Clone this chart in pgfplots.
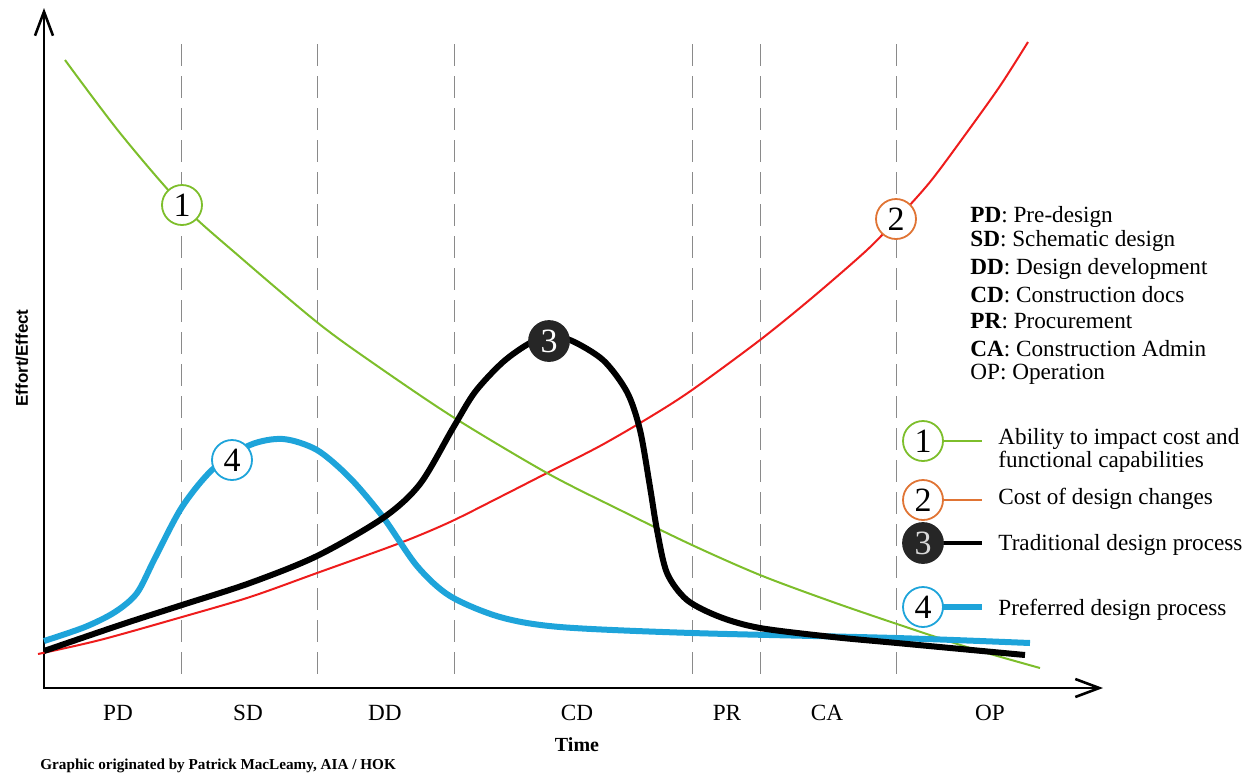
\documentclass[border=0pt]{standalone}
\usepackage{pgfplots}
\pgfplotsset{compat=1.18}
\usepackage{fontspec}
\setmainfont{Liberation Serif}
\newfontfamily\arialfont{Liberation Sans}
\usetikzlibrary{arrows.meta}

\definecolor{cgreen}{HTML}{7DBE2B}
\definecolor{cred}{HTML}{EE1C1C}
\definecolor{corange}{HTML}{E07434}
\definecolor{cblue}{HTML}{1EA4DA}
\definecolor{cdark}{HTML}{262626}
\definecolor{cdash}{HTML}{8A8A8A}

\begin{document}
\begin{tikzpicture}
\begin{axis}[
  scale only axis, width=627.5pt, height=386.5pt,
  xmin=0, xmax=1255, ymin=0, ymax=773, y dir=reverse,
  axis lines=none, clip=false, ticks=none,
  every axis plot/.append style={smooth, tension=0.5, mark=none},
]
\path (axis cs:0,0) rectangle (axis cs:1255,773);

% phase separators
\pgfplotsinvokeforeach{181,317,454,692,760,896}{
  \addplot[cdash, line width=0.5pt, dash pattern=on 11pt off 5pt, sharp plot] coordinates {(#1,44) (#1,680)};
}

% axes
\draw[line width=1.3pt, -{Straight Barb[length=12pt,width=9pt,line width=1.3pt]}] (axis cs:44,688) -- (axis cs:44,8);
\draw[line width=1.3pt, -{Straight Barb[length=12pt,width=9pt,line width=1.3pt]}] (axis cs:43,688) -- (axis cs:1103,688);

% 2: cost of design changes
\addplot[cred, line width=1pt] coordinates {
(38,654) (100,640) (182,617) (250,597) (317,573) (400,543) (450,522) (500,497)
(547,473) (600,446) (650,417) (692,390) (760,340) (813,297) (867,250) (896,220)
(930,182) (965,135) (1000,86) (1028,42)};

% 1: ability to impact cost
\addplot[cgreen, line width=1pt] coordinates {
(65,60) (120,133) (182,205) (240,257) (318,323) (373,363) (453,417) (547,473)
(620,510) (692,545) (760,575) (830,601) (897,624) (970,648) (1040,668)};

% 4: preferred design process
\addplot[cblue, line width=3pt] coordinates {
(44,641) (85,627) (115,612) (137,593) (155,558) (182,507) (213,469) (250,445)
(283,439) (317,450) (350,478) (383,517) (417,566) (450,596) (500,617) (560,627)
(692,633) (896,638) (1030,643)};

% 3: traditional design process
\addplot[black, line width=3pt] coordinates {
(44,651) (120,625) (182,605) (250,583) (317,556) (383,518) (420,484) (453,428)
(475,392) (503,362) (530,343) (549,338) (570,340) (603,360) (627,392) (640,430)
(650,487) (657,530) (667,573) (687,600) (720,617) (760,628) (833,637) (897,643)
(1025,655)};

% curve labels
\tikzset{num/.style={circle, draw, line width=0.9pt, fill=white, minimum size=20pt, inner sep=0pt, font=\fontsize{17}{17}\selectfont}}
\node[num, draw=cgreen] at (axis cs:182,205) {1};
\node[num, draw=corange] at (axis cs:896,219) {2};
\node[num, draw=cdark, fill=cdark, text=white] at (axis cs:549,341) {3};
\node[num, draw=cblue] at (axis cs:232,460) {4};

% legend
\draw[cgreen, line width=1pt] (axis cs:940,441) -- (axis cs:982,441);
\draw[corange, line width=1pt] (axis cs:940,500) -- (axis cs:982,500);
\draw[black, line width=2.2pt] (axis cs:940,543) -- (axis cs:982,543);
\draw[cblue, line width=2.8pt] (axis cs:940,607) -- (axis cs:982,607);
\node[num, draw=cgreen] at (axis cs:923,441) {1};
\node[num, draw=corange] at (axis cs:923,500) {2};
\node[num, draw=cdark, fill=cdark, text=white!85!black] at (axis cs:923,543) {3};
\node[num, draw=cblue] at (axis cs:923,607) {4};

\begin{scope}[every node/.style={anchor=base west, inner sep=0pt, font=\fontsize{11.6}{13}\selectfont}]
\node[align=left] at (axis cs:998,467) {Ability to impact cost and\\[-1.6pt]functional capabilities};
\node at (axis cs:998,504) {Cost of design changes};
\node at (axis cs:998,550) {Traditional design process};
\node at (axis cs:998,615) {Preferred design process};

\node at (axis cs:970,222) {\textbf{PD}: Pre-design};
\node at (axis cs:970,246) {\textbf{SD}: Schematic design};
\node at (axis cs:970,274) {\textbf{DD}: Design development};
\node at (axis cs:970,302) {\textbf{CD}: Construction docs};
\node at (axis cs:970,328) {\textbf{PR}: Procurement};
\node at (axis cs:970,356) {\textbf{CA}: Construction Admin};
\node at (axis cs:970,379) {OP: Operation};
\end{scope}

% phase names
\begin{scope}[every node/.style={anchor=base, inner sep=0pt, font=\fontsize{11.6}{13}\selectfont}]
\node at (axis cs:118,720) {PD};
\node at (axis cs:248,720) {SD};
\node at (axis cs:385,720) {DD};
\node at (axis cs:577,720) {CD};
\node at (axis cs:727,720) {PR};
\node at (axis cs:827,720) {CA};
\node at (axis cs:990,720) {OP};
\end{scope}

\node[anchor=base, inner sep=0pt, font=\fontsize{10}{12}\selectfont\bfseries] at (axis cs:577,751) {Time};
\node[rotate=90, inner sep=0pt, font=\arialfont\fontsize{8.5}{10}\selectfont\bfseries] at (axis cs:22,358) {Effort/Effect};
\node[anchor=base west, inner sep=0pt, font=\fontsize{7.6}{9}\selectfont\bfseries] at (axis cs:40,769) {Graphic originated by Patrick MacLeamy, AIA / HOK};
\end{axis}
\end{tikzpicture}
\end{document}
◇ ◇ ◇
EXERCISE INSTRUCTIONS ::
All of the material above is to be copied exactly, except for its images.

CORRECT OUTPUT ::
Clone this chart in pgfplots.
\documentclass[border=0pt]{standalone}
\usepackage{pgfplots}
\pgfplotsset{compat=1.18}
\usepackage{fontspec}
\setmainfont{Liberation Serif}
\newfontfamily\arialfont{Liberation Sans}
\usetikzlibrary{arrows.meta}

\definecolor{cgreen}{HTML}{7DBE2B}
\definecolor{cred}{HTML}{EE1C1C}
\definecolor{corange}{HTML}{E07434}
\definecolor{cblue}{HTML}{1EA4DA}
\definecolor{cdark}{HTML}{262626}
\definecolor{cdash}{HTML}{8A8A8A}

\begin{document}
\begin{tikzpicture}
\begin{axis}[
  scale only axis, width=627.5pt, height=386.5pt,
  xmin=0, xmax=1255, ymin=0, ymax=773, y dir=reverse,
  axis lines=none, clip=false, ticks=none,
  every axis plot/.append style={smooth, tension=0.5, mark=none},
]
\path (axis cs:0,0) rectangle (axis cs:1255,773);

% phase separators
\pgfplotsinvokeforeach{181,317,454,692,760,896}{
  \addplot[cdash, line width=0.5pt, dash pattern=on 11pt off 5pt, sharp plot] coordinates {(#1,44) (#1,680)};
}

% axes
\draw[line width=1.3pt, -{Straight Barb[length=12pt,width=9pt,line width=1.3pt]}] (axis cs:44,688) -- (axis cs:44,8);
\draw[line width=1.3pt, -{Straight Barb[length=12pt,width=9pt,line width=1.3pt]}] (axis cs:43,688) -- (axis cs:1103,688);

% 2: cost of design changes
\addplot[cred, line width=1pt] coordinates {
(38,654) (100,640) (182,617) (250,597) (317,573) (400,543) (450,522) (500,497)
(547,473) (600,446) (650,417) (692,390) (760,340) (813,297) (867,250) (896,220)
(930,182) (965,135) (1000,86) (1028,42)};

% 1: ability to impact cost
\addplot[cgreen, line width=1pt] coordinates {
(65,60) (120,133) (182,205) (240,257) (318,323) (373,363) (453,417) (547,473)
(620,510) (692,545) (760,575) (830,601) (897,624) (970,648) (1040,668)};

% 4: preferred design process
\addplot[cblue, line width=3pt] coordinates {
(44,641) (85,627) (115,612) (137,593) (155,558) (182,507) (213,469) (250,445)
(283,439) (317,450) (350,478) (383,517) (417,566) (450,596) (500,617) (560,627)
(692,633) (896,638) (1030,643)};

% 3: traditional design process
\addplot[black, line width=3pt] coordinates {
(44,651) (120,625) (182,605) (250,583) (317,556) (383,518) (420,484) (453,428)
(475,392) (503,362) (530,343) (549,338) (570,340) (603,360) (627,392) (640,430)
(650,487) (657,530) (667,573) (687,600) (720,617) (760,628) (833,637) (897,643)
(1025,655)};

% curve labels
\tikzset{num/.style={circle, draw, line width=0.9pt, fill=white, minimum size=20pt, inner sep=0pt, font=\fontsize{17}{17}\selectfont}}
\node[num, draw=cgreen] at (axis cs:182,205) {1};
\node[num, draw=corange] at (axis cs:896,219) {2};
\node[num, draw=cdark, fill=cdark, text=white] at (axis cs:549,341) {3};
\node[num, draw=cblue] at (axis cs:232,460) {4};

% legend
\draw[cgreen, line width=1pt] (axis cs:940,441) -- (axis cs:982,441);
\draw[corange, line width=1pt] (axis cs:940,500) -- (axis cs:982,500);
\draw[black, line width=2.2pt] (axis cs:940,543) -- (axis cs:982,543);
\draw[cblue, line width=2.8pt] (axis cs:940,607) -- (axis cs:982,607);
\node[num, draw=cgreen] at (axis cs:923,441) {1};
\node[num, draw=corange] at (axis cs:923,500) {2};
\node[num, draw=cdark, fill=cdark, text=white!85!black] at (axis cs:923,543) {3};
\node[num, draw=cblue] at (axis cs:923,607) {4};

\begin{scope}[every node/.style={anchor=base west, inner sep=0pt, font=\fontsize{11.6}{13}\selectfont}]
\node[align=left] at (axis cs:998,467) {Ability to impact cost and\\[-1.6pt]functional capabilities};
\node at (axis cs:998,504) {Cost of design changes};
\node at (axis cs:998,550) {Traditional design process};
\node at (axis cs:998,615) {Preferred design process};

\node at (axis cs:970,222) {\textbf{PD}: Pre-design};
\node at (axis cs:970,246) {\textbf{SD}: Schematic design};
\node at (axis cs:970,274) {\textbf{DD}: Design development};
\node at (axis cs:970,302) {\textbf{CD}: Construction docs};
\node at (axis cs:970,328) {\textbf{PR}: Procurement};
\node at (axis cs:970,356) {\textbf{CA}: Construction Admin};
\node at (axis cs:970,379) {OP: Operation};
\end{scope}

% phase names
\begin{scope}[every node/.style={anchor=base, inner sep=0pt, font=\fontsize{11.6}{13}\selectfont}]
\node at (axis cs:118,720) {PD};
\node at (axis cs:248,720) {SD};
\node at (axis cs:385,720) {DD};
\node at (axis cs:577,720) {CD};
\node at (axis cs:727,720) {PR};
\node at (axis cs:827,720) {CA};
\node at (axis cs:990,720) {OP};
\end{scope}

\node[anchor=base, inner sep=0pt, font=\fontsize{10}{12}\selectfont\bfseries] at (axis cs:577,751) {Time};
\node[rotate=90, inner sep=0pt, font=\arialfont\fontsize{8.5}{10}\selectfont\bfseries] at (axis cs:22,358) {Effort/Effect};
\node[anchor=base west, inner sep=0pt, font=\fontsize{7.6}{9}\selectfont\bfseries] at (axis cs:40,769) {Graphic originated by Patrick MacLeamy, AIA / HOK};
\end{axis}
\end{tikzpicture}
\end{document}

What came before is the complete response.